AI can now help emergency dispatchers identify cardiac arrests. Source: Shutterstock.

AI can now help emergency dispatchers identify cardiac arrests. Source: Shutterstock.

Artificial intelligence to help dispatchers identify cardiac arrests

WHEN IT comes to new and emerging technologies, artificial intelligence (AI) has been quite the talk amongst business leaders.

With the right tools for deployment, AI can give just about any organization a huge leg up, supercharging business performance.

The health industry is no stranger to AI. It has already been revolutionizing the industry and saving lives.

For instance, AI-enabled predictive analytics can be used for early detection of illness and also support clinical decision-making.

Intelligent robotic process automation (RPA) has also been used to complete administrative tasks from end to end, freeing clinical staff up to do more value-added work.

Recently, it has been announced that just through emergency calls, AI is able to detect callers with cardiac arrests.

Research on this is going full steam in Australia.

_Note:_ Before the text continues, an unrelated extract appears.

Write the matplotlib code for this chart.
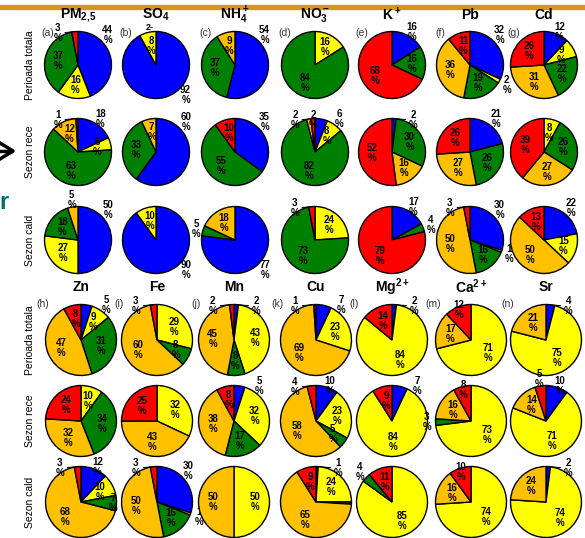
import numpy as np
import matplotlib.pyplot as plt

plt.rcParams['font.family'] = ['Liberation Sans', 'DejaVu Sans']
plt.rcParams['mathtext.fontset'] = 'custom'
plt.rcParams['mathtext.rm'] = 'Liberation Sans'
plt.rcParams['mathtext.bf'] = 'Liberation Sans:bold'
plt.rcParams['mathtext.default'] = 'bf'

W, H = 585, 538

# ordinea feliilor (sens orar de la ora 12): albastru, galben, verde, portocaliu, rosu
colors = ['#0000FF', '#FFFF00', '#008000', '#FFC000', '#FF0000']
rows = ['Perioada totala', 'Sezon rece', 'Sezon cald']

# --blocul de sus--
top_titles = ['PM$_{2{,}5}$', 'SO$_4$', 'NH$_4^+$', 'NO$_3^-$', 'K$^+$', 'Pb', 'Cd']
top_letters = ['(a)', '(b)', '(c)', '(d)', '(e)', '(f)', '(g)']
pm25 = [[44, 16, 37, 0, 3], [18, 6, 63, 12, 1], [50, 27, 18, 5, 0]]
so4 = [[92, 8, 0, 0, 0], [60, 0, 33, 7, 0], [90, 10, 0, 0, 0]]
nh4 = [[54, 0, 37, 9, 0], [35, 0, 55, 0, 10], [77, 0, 5, 18, 0]]
no3 = [[0, 16, 84, 0, 0], [6, 8, 82, 2, 2], [0, 24, 73, 0, 3]]
k = [[16, 0, 16, 0, 68], [2, 0, 30, 16, 52], [17, 0, 4, 0, 79]]
pb = [[32, 2, 19, 36, 11], [21, 0, 26, 27, 26], [30, 1, 16, 50, 3]]
cd = [[12, 9, 22, 31, 26], [0, 8, 26, 27, 39], [22, 15, 0, 50, 13]]
top_data = [pm25, so4, nh4, no3, k, pb, cd]

# --blocul de jos--
bot_titles = ['Zn', 'Fe', 'Mn', 'Cu', 'Mg$^{2+}$', 'Ca$^{2+}$', 'Sr']
bot_letters = ['(h)', '(i)', '(j)', '(k)', '(l)', '(m)', '(n)']
zn = [[5, 9, 31, 47, 8], [0, 10, 34, 32, 24], [12, 10, 7, 68, 3]]
fe = [[0, 29, 8, 60, 3], [0, 32, 0, 43, 25], [30, 1, 16, 50, 3]]
mn = [[2, 43, 8, 45, 2], [5, 32, 17, 38, 8], [0, 50, 0, 50, 0]]
cu = [[7, 23, 0, 69, 1], [10, 23, 5, 58, 4], [1, 24, 1, 65, 9]]
mg = [[2, 84, 0, 0, 14], [7, 84, 0, 0, 9], [0, 85, 4, 0, 11]]
ca = [[0, 71, 0, 17, 12], [0, 73, 3, 16, 8], [0, 74, 0, 16, 10]]
sr = [[4, 75, 0, 21, 0], [10, 71, 0, 14, 5], [2, 74, 0, 24, 0]]
bot_data = [zn, fe, mn, cu, mg, ca, sr]

fig = plt.figure(figsize=(W / 100, H / 100), dpi=100)


def fx(x):
    return x / W


def fy(y):
    return 1 - y / H


def draw_pie(cx, cy, r, vals):
    m = 1.6
    ax = fig.add_axes([fx(cx - m * r), fy(cy + m * r), 2 * m * r / W, 2 * m * r / H])
    v = [x for x in vals if x > 0]
    c = [col for x, col in zip(vals, colors) if x > 0]
    idx = [i for i, x in enumerate(vals) if x > 0]
    wedges, _ = ax.pie(v, colors=c, startangle=90, counterclock=False,
                       wedgeprops=dict(edgecolor='black', linewidth=1))
    ax.set_xlim(-m, m)
    ax.set_ylim(-m, m)
    ax.axis('off')
    labels = []
    outs = []
    ins = []
    for w, val, i in zip(wedges, v, idx):
        mid = (w.theta1 + w.theta2) / 2
        if mid > 180:
            mid -= 360
        a = np.deg2rad(mid)
        edge = (np.cos(a), np.sin(a))
        if val < 5:
            ang = np.deg2rad(60) if i == 0 else a
            pos = [1.25 * np.cos(ang), 1.25 * np.sin(ang)]
            if pos[1] > 0.95:
                pos[1] = 0.95
                pos[0] = np.sign(pos[0]) * max(abs(pos[0]), 0.6)
            outs.append(pos)
        elif i == 0:
            # eticheta albastra in afara, sus-dreapta sau jos-dreapta
            if val >= 75:
                ang = -45
            elif val < 10:
                ang = 55
            else:
                ang = max(mid, 45)
            ang = np.deg2rad(ang)
            pos = [1.25 * np.cos(ang), min(1.25 * np.sin(ang), 0.98)]
            outs.append(pos)
            edge = None
        else:
            pos = [0.6 * np.cos(a), 0.6 * np.sin(a)]
            ins.append([pos, a, val])
            edge = None
        labels.append([pos, val, edge])
    # etichete interioare suprapuse: cea mai mica se muta spre margine
    for p, q in zip(ins[:-1], ins[1:]):
        if abs(q[0][0] - p[0][0]) < 0.4 and abs(q[0][1] - p[0][1]) < 0.42:
            s = p if p[2] < q[2] else q
            rr = 0.9 if s[2] >= 6 else 1.2
            s[0][0], s[0][1] = rr * np.cos(s[1]), rr * np.sin(s[1])
    # departeaza etichetele exterioare care se suprapun
    outs.sort(key=lambda p: p[0])
    for p, q in zip(outs[:-1], outs[1:]):
        if abs(q[1] - p[1]) < 0.5 and q[0] - p[0] < 0.55:
            q[0] = p[0] + 0.55
    for pos, val, edge in labels:
        ax.text(pos[0], pos[1], f'{val}\n%', ha='center', va='center',
                fontsize=7, fontweight='bold', linespacing=1.0, clip_on=False)
        if edge is not None:
            d = np.hypot(pos[0] - edge[0], pos[1] - edge[1])
            if d > 0.3:
                t = (d - 0.22) / d
                ex = edge[0] + t * (pos[0] - edge[0])
                ey = edge[1] + t * (pos[1] - edge[1])
                ax.plot([edge[0], ex], [edge[1], ey], color='black', lw=0.7, clip_on=False)
    return ax


xs = [78, 156, 235, 315, 392, 470, 544]

# blocul de sus
ys_top = [65, 152, 240]
for j in range(7):
    fig.text(fx(xs[j]), fy(15), top_titles[j], ha='center', va='center',
             fontsize=10, fontweight='bold')
    fig.text(fx(xs[j] - 30), fy(ys_top[0] - 32), top_letters[j], ha='center', va='center',
             fontsize=7.5, color='#333333')
    for i in range(3):
        draw_pie(xs[j], ys_top[i], 33.5, top_data[j][i])
for i in range(3):
    fig.text(fx(30), fy(ys_top[i]), rows[i], rotation=90, ha='center', va='center', fontsize=7.5)
fig.text(fx(150), fy(27), '2-', ha='center', va='center', fontsize=6.5, fontweight='bold')

# blocul de jos
xs_b = [81, 157, 234, 316, 392, 471, 546]
ys_bot = [340, 421, 502]
for j in range(7):
    fig.text(fx(xs_b[j]), fy(287), bot_titles[j], ha='center', va='center',
             fontsize=10, fontweight='bold')
    fig.text(fx(xs_b[j] - 38), fy(ys_bot[0] - 36), bot_letters[j], ha='center', va='center',
             fontsize=7.5, color='#333333')
    for i in range(3):
        draw_pie(xs_b[j], ys_bot[i], 35.5, bot_data[j][i])
for i in range(3):
    fig.text(fx(30), fy(ys_bot[i]), rows[i], rotation=90, ha='center', va='center', fontsize=7.5)

# resturi de pe slide: bara aurie, sageata, litera
fig.add_artist(plt.Rectangle((0, fy(9)), 1, 4 / H, color='#D09A12', transform=fig.transFigure))
fig.add_artist(plt.Line2D([fx(0), fx(13), fx(0)], [fy(143), fy(151), fy(159)], color='black',
                          lw=2.5, transform=fig.transFigure))
fig.add_artist(plt.Line2D([fx(0), fx(11)], [fy(151), fy(151)], color='black',
                          lw=2.5, transform=fig.transFigure))
fig.text(fx(-1), fy(203), 'r', ha='left', va='center', fontsize=17, fontweight='bold', color='#006F6F')

fig.savefig('out.png', dpi=100)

The Victorian government has just pledged AUD1.36 million (US$920,000) to the AI in Cardiac Arrest project, an initiative of Monash University in collaboration with Ambulance Victoria.

If successful, this technology will be deployed at scale in Victoria, and all Emergency Services Telecommunications Authority (ESTA) operating from the state will have access to it.

In an official press release, Victoria’s Minister for Health Jenny Mikakos said that this can save an additional 185 lives each year.

“We are always looking for new, cutting edge ways to innovate and deliver the very best and safest care […] In cardiac arrest, every second counts. With AI’s timely detection of a possible cardiac arrest, paramedics can get to the scene faster-reducing the chance of brain damage, giving them a greater chance of surviving.”

Simply put, the technology works by using a reservoir of information collected from past emergency calls to build a machine learning framework that deciphers conversations between a caller and the medical dispatcher.

It ‘learns’ how to recognize signs that point to cardiac arrest, and gets better at it over time as it learns from mistakes. With human dispatchers, the time required to identify cardiac arrests over the phone would definitely be longer.

There are also issues like background noise and confusing or conflicting information, further lengthening the process. AI has the potential to eliminate these issues.

By the looks of how rapidly AI is progressing in the healthcare field, it is only a matter of time before the widespread use of AI to ‘listen in’ to emergency calls becomes common.

Soon, it might even expand beyond cardiac arrests, and might very well be able to detect other life-threatening conditions over the phone.

While all these sound promising, experts, however, cautioned that it must be used to augment, and not replace human capabilities.

At the heart of healthcare, after all, is the people, and not technology, however advanced they are. It is the art of caring for humans, and humans will always be the best ‘channel’ to deliver it.